Oddly enough, something similar has been happening in Britain.
After more than 30 years of relative obscurity as a far left lawmaker, Jeremy Corbyn was catapulted into the leadership of the opposition Labour Party last month. He was elected by a large majority of party members thrilled by his radical agenda. Corbyn is promising a socialist revolution with a massive homebuilding program by the state; an end to cuts in welfare; the renationalization of the railways; rent controls; and higher taxes for big business and wealthy individuals.
Corbyn’s socialism is rather more red-blooded than Bernie Sanders. Unlike Corbyn and his colleagues, the senator has not called for the end of capitalism. But Sanders’ brother, Larry, who lives in Britain, says the two men have much in common: They are both riding a wave of disgust against growing inequality.
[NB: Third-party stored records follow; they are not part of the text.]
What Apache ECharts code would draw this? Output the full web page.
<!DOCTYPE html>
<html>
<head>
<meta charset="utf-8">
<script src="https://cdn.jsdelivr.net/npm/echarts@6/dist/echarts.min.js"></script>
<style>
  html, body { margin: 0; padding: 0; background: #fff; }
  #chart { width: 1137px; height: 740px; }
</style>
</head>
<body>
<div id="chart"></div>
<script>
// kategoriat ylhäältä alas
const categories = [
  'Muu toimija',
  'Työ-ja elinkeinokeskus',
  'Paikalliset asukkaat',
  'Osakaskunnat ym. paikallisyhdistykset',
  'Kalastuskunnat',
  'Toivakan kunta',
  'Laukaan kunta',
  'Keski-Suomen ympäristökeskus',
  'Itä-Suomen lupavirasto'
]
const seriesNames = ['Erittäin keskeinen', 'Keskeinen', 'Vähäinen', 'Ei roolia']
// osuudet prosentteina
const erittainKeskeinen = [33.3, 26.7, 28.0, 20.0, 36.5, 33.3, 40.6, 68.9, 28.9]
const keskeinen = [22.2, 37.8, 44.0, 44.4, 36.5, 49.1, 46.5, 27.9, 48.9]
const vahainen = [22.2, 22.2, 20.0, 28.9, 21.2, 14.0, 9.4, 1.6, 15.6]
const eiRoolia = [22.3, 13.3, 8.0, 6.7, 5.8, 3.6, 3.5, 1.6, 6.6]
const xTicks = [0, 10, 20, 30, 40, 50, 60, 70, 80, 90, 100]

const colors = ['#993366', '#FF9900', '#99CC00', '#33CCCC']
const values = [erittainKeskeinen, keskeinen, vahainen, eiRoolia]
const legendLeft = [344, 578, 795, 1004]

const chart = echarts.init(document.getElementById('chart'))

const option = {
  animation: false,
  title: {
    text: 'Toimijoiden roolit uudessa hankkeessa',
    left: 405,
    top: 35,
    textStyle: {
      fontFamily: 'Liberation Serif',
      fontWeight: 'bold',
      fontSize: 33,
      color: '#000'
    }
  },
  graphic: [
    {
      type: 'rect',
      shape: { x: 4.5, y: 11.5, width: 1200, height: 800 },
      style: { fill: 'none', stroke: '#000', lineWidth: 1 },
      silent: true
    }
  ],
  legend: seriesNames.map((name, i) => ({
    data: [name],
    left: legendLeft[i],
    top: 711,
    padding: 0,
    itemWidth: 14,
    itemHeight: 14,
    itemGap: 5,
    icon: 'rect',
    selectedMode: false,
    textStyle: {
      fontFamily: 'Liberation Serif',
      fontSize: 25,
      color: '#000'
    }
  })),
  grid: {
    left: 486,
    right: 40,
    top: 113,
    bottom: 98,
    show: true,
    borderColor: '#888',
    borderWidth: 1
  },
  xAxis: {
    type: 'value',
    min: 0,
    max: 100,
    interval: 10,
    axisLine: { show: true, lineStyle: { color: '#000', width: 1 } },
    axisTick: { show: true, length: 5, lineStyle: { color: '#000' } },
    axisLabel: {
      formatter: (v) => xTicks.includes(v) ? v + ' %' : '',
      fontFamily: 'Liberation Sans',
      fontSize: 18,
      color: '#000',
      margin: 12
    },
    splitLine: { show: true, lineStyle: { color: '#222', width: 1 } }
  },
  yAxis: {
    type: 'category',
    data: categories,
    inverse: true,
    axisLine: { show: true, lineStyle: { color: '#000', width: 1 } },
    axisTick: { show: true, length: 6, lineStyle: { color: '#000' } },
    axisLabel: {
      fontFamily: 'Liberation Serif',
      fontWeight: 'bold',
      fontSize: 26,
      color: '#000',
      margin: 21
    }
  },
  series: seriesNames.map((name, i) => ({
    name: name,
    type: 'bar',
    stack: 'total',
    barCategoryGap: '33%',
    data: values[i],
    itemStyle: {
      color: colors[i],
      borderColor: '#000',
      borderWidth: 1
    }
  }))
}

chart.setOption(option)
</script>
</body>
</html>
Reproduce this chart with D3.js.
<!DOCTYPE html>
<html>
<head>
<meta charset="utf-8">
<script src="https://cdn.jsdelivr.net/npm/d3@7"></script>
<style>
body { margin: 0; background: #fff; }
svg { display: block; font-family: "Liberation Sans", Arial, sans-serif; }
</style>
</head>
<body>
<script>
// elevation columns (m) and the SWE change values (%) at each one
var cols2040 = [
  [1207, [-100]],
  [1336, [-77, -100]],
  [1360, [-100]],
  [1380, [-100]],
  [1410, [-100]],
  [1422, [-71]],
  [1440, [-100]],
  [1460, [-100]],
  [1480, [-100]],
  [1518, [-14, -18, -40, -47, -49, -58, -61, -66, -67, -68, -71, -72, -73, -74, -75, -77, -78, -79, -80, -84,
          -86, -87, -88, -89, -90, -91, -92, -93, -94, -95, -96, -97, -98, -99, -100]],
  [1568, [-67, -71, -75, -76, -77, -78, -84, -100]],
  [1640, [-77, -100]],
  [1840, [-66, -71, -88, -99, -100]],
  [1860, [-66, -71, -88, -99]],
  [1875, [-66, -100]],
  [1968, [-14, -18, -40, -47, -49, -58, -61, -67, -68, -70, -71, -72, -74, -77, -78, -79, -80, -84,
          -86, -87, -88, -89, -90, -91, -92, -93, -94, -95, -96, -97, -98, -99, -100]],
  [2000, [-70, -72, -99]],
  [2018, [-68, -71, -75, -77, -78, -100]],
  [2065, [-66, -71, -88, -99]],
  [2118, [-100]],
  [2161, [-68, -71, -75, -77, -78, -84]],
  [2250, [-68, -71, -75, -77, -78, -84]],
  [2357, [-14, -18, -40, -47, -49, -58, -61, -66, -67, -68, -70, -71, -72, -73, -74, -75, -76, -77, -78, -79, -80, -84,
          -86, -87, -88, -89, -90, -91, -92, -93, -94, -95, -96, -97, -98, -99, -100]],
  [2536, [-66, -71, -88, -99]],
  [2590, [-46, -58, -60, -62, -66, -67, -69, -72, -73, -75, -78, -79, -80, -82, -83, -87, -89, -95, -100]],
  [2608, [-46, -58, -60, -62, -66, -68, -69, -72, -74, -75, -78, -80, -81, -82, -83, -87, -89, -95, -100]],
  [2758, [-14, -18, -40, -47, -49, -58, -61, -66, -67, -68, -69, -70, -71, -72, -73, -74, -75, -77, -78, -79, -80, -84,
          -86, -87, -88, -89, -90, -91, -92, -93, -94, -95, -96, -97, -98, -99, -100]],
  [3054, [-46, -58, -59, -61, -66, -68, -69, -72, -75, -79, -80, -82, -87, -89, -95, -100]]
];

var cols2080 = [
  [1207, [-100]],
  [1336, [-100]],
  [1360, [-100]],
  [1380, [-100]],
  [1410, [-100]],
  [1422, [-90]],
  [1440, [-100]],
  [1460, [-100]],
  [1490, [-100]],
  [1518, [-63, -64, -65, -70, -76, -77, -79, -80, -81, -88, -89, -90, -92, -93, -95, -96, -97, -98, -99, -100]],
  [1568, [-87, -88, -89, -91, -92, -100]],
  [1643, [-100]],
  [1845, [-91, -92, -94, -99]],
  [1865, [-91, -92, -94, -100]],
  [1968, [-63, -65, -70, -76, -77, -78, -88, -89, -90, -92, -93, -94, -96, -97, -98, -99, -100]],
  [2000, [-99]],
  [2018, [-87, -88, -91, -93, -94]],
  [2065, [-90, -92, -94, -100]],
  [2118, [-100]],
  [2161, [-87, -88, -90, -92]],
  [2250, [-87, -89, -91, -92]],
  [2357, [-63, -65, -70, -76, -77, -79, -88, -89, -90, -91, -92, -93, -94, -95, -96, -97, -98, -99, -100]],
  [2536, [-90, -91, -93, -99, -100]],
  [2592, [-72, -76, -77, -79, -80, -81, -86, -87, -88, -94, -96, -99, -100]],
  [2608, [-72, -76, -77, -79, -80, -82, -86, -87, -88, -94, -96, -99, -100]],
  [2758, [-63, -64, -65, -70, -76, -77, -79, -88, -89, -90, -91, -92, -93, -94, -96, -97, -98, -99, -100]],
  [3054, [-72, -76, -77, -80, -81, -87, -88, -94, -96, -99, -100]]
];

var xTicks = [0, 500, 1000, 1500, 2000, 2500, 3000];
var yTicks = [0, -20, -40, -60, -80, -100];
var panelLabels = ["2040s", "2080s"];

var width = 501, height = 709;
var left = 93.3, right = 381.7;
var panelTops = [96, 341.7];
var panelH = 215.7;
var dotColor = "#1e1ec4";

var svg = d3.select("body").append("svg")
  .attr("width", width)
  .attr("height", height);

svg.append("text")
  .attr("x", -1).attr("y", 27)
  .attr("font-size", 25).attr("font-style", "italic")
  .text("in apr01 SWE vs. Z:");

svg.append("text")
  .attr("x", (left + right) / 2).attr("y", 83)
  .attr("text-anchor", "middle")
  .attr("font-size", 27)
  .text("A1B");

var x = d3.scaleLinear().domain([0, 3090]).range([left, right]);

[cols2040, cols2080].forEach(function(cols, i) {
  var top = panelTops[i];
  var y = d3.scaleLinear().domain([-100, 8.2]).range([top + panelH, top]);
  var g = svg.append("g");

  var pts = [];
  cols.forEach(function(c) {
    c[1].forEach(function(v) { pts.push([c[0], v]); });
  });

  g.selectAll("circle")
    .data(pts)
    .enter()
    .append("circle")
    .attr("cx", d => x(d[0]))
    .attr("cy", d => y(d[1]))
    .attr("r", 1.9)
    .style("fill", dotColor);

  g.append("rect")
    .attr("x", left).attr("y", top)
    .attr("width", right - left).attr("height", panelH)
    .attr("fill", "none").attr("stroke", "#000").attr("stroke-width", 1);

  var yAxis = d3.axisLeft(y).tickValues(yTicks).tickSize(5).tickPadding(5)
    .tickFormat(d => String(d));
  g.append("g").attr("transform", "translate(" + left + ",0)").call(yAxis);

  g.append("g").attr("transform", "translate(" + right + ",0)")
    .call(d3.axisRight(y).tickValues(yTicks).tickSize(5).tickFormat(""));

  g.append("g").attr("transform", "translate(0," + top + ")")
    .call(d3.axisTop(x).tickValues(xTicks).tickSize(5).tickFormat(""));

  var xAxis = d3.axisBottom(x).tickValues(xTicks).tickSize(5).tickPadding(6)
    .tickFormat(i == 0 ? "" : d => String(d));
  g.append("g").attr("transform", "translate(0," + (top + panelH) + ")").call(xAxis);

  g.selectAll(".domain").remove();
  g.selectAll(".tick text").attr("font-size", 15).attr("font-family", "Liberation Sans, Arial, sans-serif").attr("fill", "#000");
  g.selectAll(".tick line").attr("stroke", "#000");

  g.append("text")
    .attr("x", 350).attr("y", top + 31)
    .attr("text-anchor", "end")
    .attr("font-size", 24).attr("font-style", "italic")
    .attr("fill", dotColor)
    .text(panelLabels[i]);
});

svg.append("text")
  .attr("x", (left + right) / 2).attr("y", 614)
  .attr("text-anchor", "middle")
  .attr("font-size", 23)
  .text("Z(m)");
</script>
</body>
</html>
“We’ve had 40 years in both countries in which the countries have gotten more wealthy but the vast majority of that money has gone to a very small number of very rich people,” said Larry Sanders. “My brother and Jeremy Corbyn are committed to combatting that.”
Joseph Lake of the Economist Intelligence Unit based in New York agreed that both Corbyn and Sanders are deriving support from the same mood of disillusion on both sides of the Atlantic.
“Voters are tired of the same old story: widening inequality, banks that are too big to fail, jobs being shipped overseas. And they’ve responded to this by showing their support for anti-establishment or far left politicians,” he said. “The two politicians have tapped into the same desire for change among younger voters.”
But Lake points out that the American senator and the British parliamentarian are both outsiders who are not plugged in to the political center ground where elections are usually won. He doubts that either will be able to turn their new-found popularity into power.
“I think there is very little chance we will see a President Sanders or a Prime Minister Corbyn,” he said.
Correction: A previous version of this story misspelled Bernie Sanders’ name. The text has been corrected.